The campaign group NHS Workers Say No, a coalition of health workers from various unions, said the rich should be made to pay. 

“Health and social care should be government funded and we should tax the rich that have clearly benefited off the back of this pandemic,” the group said. “Yet again people in the lowest paid jobs will have to pay for the crisis in social care whilst the wealthiest remain unaffected.”

Backlash over pay

The anger of the National Insurance rise comes as UNISON has also said that there could be major strikes over public sector pay, not just in the NHS and local government, but also in Police support services.   

There is also a growing backlash over the 1.75% pay offer to local government workers from the Welsh Government, with UNISON recommending its members reject it and move towards industrial action.  

Alison Boshier, a Ceredigion council worker recently told Herald.Wales that workers are deeply frustrated and don’t feel valued: 

“When everyone else was locked down, our members were the carers who went to people’s homes to look after them….Our reward for that is a 1.75% pay increase that doesn’t even keep up with inflation.”

Taking the proposed National Insurance rise into account, the rise would be reduced to just 0.5%, way below the rise in living costs.

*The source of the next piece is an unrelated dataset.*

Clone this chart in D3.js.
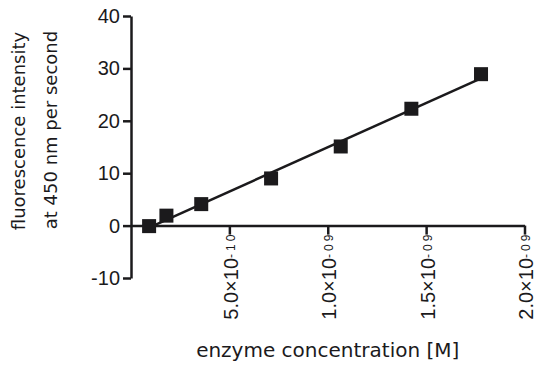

As such, UNISON has said that strikes could happen from the end of November. 

In the past 18 months, the essential role of key workers in the public and private sector in keeping society functional has come to the fore. 

Many are now furious that they are expected to live off low pay in a system that created a record number of billionaires during the pandemic. 

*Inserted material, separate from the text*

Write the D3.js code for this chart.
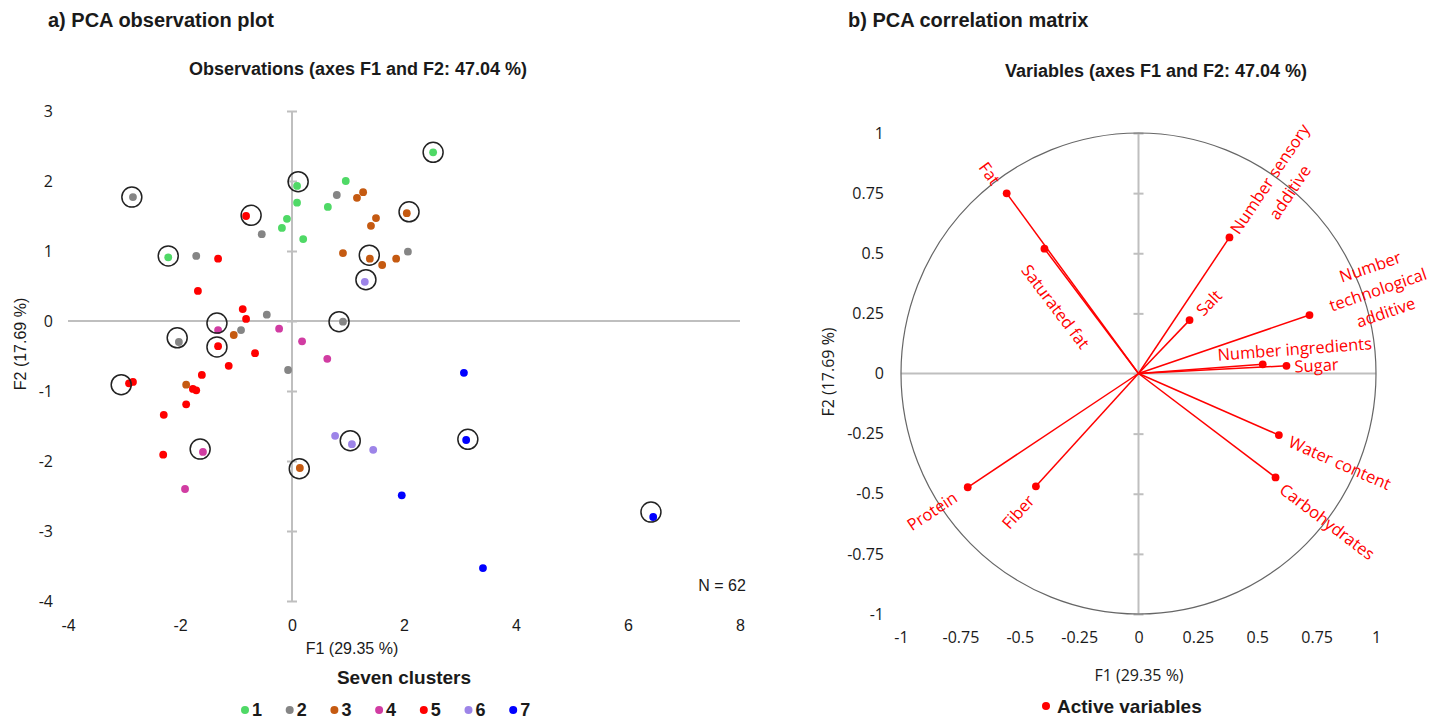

In a sign of the prevailing mood, strike ballots have also been sent out today for Unite members at Stagecoach Wales. 

“For too long bus drivers have been under appreciated and under paid,” the union said. “These essential workers will not sacrifice terms and conditions just to financially survive.”

To alter the crisis facing essential workers across the board, coordinating winter strikes could be the best hope.